Pero Cruz, sacando valor de su timidez, me respondió:

_Abra la caja, niña. No vale nada mi regalito, pero tiene su gracia…


Empuje la frágil gaveta y lancé un grito de júbilo. Ahí, moviéndose como esmeraldas vivas, un puñado de luciérnagas encendía y apagaba sus luces verdes y menudas.
Abracé a Cruz dos o tres veces, le alboroté el áspero cabello, le di un beso en la oreja y hasta pude tocarle la panza de sapo. Con las luciérnagas volando dentro de mi faldita de cambray-doblada y recogida contra mi pecho- corrí hacia la silla del abuelo, convertida en un farol ambulante.
El tiempo fue dando al recuerdo de esa noche su exacto significado, y el nombre del indio Cruz se guardó en lo más puro del cariño, embellecido por su propio candor y rodeado para siempre de lucecitas temblorosas.
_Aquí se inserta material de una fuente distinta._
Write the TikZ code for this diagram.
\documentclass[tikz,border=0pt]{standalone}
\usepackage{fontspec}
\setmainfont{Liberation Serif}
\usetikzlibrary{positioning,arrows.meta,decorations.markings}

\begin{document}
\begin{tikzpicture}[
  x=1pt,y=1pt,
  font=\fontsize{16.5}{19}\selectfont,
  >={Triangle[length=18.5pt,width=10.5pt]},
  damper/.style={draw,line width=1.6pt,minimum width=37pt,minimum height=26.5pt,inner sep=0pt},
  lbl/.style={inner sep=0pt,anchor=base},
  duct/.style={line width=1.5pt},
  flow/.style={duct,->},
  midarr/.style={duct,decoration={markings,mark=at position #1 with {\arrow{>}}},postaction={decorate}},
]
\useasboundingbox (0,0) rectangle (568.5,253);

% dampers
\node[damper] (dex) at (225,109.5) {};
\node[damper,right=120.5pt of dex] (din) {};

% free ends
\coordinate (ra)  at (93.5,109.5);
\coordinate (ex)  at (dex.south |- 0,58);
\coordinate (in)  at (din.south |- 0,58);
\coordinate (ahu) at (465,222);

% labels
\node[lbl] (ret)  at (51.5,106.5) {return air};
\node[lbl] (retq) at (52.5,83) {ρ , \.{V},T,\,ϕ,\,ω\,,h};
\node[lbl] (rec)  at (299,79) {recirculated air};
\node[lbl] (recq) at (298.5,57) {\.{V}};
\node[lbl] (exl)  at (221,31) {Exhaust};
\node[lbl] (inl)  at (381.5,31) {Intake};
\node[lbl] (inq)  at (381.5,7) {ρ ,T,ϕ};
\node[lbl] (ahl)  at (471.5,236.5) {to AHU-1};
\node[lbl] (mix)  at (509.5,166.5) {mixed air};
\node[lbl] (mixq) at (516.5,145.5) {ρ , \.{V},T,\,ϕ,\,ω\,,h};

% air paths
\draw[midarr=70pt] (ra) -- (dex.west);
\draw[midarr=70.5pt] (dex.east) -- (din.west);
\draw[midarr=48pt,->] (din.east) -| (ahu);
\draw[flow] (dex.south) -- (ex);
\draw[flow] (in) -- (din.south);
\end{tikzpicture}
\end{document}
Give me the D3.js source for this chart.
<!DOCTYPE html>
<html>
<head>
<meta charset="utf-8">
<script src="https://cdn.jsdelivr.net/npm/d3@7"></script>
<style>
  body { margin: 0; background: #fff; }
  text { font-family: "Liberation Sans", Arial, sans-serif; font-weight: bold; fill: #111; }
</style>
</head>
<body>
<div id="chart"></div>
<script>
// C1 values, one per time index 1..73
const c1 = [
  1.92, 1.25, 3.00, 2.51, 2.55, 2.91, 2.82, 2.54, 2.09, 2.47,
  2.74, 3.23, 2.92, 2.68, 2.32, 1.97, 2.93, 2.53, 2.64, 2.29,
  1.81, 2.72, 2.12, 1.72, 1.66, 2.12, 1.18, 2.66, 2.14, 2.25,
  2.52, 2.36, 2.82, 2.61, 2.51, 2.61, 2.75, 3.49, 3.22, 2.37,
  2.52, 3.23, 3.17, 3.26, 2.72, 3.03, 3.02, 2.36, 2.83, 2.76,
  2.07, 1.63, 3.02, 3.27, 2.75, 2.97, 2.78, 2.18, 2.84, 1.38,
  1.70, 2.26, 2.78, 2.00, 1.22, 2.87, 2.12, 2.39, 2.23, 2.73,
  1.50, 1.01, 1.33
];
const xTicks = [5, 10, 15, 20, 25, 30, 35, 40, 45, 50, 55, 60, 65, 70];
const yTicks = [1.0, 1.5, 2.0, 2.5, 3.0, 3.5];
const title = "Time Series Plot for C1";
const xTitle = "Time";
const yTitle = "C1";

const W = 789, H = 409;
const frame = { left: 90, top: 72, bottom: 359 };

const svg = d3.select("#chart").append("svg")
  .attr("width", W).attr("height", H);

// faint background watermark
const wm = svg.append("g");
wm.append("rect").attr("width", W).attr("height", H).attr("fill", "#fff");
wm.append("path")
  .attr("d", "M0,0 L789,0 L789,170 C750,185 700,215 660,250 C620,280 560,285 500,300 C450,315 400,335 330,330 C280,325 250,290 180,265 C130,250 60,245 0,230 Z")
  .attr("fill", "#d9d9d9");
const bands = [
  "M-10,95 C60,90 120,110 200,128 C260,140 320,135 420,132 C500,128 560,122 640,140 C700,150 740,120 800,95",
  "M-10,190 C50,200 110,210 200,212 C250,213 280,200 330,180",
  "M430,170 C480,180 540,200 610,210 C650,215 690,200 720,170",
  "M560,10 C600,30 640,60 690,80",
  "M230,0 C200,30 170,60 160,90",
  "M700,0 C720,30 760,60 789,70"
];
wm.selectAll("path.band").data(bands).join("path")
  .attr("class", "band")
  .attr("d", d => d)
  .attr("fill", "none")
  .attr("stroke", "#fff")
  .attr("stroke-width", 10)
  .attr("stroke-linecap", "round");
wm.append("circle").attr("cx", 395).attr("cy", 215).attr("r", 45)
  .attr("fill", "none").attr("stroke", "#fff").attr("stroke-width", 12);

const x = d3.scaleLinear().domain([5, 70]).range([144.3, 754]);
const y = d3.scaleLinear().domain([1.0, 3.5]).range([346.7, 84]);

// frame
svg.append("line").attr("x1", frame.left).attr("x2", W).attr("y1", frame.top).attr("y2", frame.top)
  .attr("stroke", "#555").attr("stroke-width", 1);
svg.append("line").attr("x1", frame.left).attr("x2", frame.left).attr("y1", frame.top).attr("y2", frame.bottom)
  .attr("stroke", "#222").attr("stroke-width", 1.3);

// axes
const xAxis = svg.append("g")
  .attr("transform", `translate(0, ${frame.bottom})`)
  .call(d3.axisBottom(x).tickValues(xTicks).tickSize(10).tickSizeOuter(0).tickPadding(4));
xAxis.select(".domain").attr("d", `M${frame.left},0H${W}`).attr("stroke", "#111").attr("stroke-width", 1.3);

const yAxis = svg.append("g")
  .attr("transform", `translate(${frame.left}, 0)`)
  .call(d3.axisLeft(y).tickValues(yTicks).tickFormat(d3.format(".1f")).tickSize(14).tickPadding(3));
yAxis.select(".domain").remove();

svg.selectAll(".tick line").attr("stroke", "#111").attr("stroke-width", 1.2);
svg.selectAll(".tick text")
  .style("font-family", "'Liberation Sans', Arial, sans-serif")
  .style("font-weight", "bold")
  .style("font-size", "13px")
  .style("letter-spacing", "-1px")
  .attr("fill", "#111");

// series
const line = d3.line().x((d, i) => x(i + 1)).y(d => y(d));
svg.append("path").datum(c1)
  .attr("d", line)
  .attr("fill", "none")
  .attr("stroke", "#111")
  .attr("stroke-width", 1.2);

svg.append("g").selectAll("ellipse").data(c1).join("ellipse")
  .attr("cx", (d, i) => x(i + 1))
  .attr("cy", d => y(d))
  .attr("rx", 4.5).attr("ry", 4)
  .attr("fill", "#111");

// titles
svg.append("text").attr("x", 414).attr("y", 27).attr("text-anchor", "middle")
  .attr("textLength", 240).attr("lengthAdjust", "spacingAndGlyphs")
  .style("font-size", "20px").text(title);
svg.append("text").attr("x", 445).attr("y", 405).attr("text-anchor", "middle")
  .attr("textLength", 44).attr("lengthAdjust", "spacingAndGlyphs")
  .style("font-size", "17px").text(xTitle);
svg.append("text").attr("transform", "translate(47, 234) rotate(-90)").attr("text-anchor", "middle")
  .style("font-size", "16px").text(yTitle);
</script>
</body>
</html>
Quiero comenzar éste ciclo de mi vida con un auto regalo de cumpleaños y compartir con Uds., éste maravilloso relato. Lo extraje del libro "Tierra de Infancia" de mi admiradísima Claudia Lars.
Quiero con éste texto, poder despertar su corazón de niño y la capacidad de maravillarse por las pequeñas cosas, el valor de las amistades sinceras y la ternura.